- **DO THIS**
Quote the whole listing verbatim.

- **DATASET SECTION**
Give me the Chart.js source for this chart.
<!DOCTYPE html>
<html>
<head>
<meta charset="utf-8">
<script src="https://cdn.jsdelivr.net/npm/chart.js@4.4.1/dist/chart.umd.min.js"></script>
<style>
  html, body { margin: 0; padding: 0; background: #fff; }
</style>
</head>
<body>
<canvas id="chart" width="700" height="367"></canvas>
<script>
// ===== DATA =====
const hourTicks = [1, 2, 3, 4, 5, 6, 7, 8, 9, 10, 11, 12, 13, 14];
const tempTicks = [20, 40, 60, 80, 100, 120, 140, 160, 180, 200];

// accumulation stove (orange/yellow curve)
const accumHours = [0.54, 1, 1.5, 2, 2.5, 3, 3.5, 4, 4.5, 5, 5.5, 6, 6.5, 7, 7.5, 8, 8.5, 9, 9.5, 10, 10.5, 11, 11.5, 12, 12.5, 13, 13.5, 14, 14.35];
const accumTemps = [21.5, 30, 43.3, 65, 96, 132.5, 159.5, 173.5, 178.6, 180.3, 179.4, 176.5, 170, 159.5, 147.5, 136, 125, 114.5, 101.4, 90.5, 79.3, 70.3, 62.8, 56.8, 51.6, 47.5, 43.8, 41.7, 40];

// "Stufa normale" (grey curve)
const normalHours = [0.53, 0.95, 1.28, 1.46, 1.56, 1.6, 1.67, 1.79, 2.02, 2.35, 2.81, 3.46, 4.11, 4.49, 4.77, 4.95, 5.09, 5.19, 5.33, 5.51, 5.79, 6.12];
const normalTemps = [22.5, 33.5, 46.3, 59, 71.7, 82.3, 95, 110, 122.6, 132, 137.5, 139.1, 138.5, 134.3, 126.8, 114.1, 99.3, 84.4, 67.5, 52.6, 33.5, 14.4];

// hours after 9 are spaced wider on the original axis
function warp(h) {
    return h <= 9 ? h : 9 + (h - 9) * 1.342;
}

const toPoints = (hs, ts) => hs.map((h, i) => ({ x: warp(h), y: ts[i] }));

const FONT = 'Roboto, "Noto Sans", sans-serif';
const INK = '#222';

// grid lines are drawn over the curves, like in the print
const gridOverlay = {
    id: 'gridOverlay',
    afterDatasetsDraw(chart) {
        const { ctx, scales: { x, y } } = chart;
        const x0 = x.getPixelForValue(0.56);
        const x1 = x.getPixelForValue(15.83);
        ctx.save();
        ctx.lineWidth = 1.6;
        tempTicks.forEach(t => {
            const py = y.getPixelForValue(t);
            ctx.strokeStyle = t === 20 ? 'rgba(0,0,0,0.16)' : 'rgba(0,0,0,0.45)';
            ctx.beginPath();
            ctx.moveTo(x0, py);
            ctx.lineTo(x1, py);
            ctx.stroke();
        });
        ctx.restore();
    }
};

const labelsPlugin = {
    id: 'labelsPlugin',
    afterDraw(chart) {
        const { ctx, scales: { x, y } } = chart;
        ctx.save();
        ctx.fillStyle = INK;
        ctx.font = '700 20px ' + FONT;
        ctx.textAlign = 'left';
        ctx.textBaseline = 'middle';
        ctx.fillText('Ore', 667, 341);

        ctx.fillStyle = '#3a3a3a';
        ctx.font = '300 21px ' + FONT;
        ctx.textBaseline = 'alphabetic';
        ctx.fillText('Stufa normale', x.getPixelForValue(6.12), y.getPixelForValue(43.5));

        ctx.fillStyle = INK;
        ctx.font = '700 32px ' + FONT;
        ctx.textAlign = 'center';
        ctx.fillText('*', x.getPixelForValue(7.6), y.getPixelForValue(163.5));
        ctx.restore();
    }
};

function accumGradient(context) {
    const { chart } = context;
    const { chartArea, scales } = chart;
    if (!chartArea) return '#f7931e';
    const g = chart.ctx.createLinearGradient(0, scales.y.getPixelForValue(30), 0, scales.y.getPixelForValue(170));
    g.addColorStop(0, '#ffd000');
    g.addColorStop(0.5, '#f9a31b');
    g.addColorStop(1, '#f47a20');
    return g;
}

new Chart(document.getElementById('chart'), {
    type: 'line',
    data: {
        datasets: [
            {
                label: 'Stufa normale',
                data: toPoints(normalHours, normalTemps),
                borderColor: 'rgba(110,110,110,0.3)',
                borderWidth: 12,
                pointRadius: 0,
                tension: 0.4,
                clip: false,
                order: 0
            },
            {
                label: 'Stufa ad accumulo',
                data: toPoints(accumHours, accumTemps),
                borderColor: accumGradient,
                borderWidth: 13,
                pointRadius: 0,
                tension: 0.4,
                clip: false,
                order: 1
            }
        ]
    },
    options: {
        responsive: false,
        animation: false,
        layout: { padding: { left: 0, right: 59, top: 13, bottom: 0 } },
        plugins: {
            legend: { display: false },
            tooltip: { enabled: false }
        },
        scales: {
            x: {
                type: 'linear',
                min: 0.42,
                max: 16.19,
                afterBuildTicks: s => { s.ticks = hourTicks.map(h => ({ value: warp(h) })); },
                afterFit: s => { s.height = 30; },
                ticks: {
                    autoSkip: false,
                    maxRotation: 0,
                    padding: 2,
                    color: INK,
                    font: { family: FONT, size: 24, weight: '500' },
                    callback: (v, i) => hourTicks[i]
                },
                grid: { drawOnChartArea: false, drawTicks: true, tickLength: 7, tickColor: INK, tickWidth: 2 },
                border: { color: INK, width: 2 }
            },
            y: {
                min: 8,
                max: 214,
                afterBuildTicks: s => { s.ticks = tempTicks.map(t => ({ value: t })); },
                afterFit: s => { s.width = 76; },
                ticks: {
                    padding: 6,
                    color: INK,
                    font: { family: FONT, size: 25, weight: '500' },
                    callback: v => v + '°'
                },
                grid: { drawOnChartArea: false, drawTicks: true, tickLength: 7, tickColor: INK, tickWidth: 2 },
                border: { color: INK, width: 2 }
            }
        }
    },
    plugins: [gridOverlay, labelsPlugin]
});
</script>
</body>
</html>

- **FINISHED TASK**
Give me the Chart.js source for this chart.
<!DOCTYPE html>
<html>
<head>
<meta charset="utf-8">
<script src="https://cdn.jsdelivr.net/npm/chart.js@4.4.1/dist/chart.umd.min.js"></script>
<style>
  html, body { margin: 0; padding: 0; background: #fff; }
</style>
</head>
<body>
<canvas id="chart" width="700" height="367"></canvas>
<script>
// ===== DATA =====
const hourTicks = [1, 2, 3, 4, 5, 6, 7, 8, 9, 10, 11, 12, 13, 14];
const tempTicks = [20, 40, 60, 80, 100, 120, 140, 160, 180, 200];

// accumulation stove (orange/yellow curve)
const accumHours = [0.54, 1, 1.5, 2, 2.5, 3, 3.5, 4, 4.5, 5, 5.5, 6, 6.5, 7, 7.5, 8, 8.5, 9, 9.5, 10, 10.5, 11, 11.5, 12, 12.5, 13, 13.5, 14, 14.35];
const accumTemps = [21.5, 30, 43.3, 65, 96, 132.5, 159.5, 173.5, 178.6, 180.3, 179.4, 176.5, 170, 159.5, 147.5, 136, 125, 114.5, 101.4, 90.5, 79.3, 70.3, 62.8, 56.8, 51.6, 47.5, 43.8, 41.7, 40];

// "Stufa normale" (grey curve)
const normalHours = [0.53, 0.95, 1.28, 1.46, 1.56, 1.6, 1.67, 1.79, 2.02, 2.35, 2.81, 3.46, 4.11, 4.49, 4.77, 4.95, 5.09, 5.19, 5.33, 5.51, 5.79, 6.12];
const normalTemps = [22.5, 33.5, 46.3, 59, 71.7, 82.3, 95, 110, 122.6, 132, 137.5, 139.1, 138.5, 134.3, 126.8, 114.1, 99.3, 84.4, 67.5, 52.6, 33.5, 14.4];

// hours after 9 are spaced wider on the original axis
function warp(h) {
    return h <= 9 ? h : 9 + (h - 9) * 1.342;
}

const toPoints = (hs, ts) => hs.map((h, i) => ({ x: warp(h), y: ts[i] }));

const FONT = 'Roboto, "Noto Sans", sans-serif';
const INK = '#222';

// grid lines are drawn over the curves, like in the print
const gridOverlay = {
    id: 'gridOverlay',
    afterDatasetsDraw(chart) {
        const { ctx, scales: { x, y } } = chart;
        const x0 = x.getPixelForValue(0.56);
        const x1 = x.getPixelForValue(15.83);
        ctx.save();
        ctx.lineWidth = 1.6;
        tempTicks.forEach(t => {
            const py = y.getPixelForValue(t);
            ctx.strokeStyle = t === 20 ? 'rgba(0,0,0,0.16)' : 'rgba(0,0,0,0.45)';
            ctx.beginPath();
            ctx.moveTo(x0, py);
            ctx.lineTo(x1, py);
            ctx.stroke();
        });
        ctx.restore();
    }
};

const labelsPlugin = {
    id: 'labelsPlugin',
    afterDraw(chart) {
        const { ctx, scales: { x, y } } = chart;
        ctx.save();
        ctx.fillStyle = INK;
        ctx.font = '700 20px ' + FONT;
        ctx.textAlign = 'left';
        ctx.textBaseline = 'middle';
        ctx.fillText('Ore', 667, 341);

        ctx.fillStyle = '#3a3a3a';
        ctx.font = '300 21px ' + FONT;
        ctx.textBaseline = 'alphabetic';
        ctx.fillText('Stufa normale', x.getPixelForValue(6.12), y.getPixelForValue(43.5));

        ctx.fillStyle = INK;
        ctx.font = '700 32px ' + FONT;
        ctx.textAlign = 'center';
        ctx.fillText('*', x.getPixelForValue(7.6), y.getPixelForValue(163.5));
        ctx.restore();
    }
};

function accumGradient(context) {
    const { chart } = context;
    const { chartArea, scales } = chart;
    if (!chartArea) return '#f7931e';
    const g = chart.ctx.createLinearGradient(0, scales.y.getPixelForValue(30), 0, scales.y.getPixelForValue(170));
    g.addColorStop(0, '#ffd000');
    g.addColorStop(0.5, '#f9a31b');
    g.addColorStop(1, '#f47a20');
    return g;
}

new Chart(document.getElementById('chart'), {
    type: 'line',
    data: {
        datasets: [
            {
                label: 'Stufa normale',
                data: toPoints(normalHours, normalTemps),
                borderColor: 'rgba(110,110,110,0.3)',
                borderWidth: 12,
                pointRadius: 0,
                tension: 0.4,
                clip: false,
                order: 0
            },
            {
                label: 'Stufa ad accumulo',
                data: toPoints(accumHours, accumTemps),
                borderColor: accumGradient,
                borderWidth: 13,
                pointRadius: 0,
                tension: 0.4,
                clip: false,
                order: 1
            }
        ]
    },
    options: {
        responsive: false,
        animation: false,
        layout: { padding: { left: 0, right: 59, top: 13, bottom: 0 } },
        plugins: {
            legend: { display: false },
            tooltip: { enabled: false }
        },
        scales: {
            x: {
                type: 'linear',
                min: 0.42,
                max: 16.19,
                afterBuildTicks: s => { s.ticks = hourTicks.map(h => ({ value: warp(h) })); },
                afterFit: s => { s.height = 30; },
                ticks: {
                    autoSkip: false,
                    maxRotation: 0,
                    padding: 2,
                    color: INK,
                    font: { family: FONT, size: 24, weight: '500' },
                    callback: (v, i) => hourTicks[i]
                },
                grid: { drawOnChartArea: false, drawTicks: true, tickLength: 7, tickColor: INK, tickWidth: 2 },
                border: { color: INK, width: 2 }
            },
            y: {
                min: 8,
                max: 214,
                afterBuildTicks: s => { s.ticks = tempTicks.map(t => ({ value: t })); },
                afterFit: s => { s.width = 76; },
                ticks: {
                    padding: 6,
                    color: INK,
                    font: { family: FONT, size: 25, weight: '500' },
                    callback: v => v + '°'
                },
                grid: { drawOnChartArea: false, drawTicks: true, tickLength: 7, tickColor: INK, tickWidth: 2 },
                border: { color: INK, width: 2 }
            }
        }
    },
    plugins: [gridOverlay, labelsPlugin]
});
</script>
</body>
</html>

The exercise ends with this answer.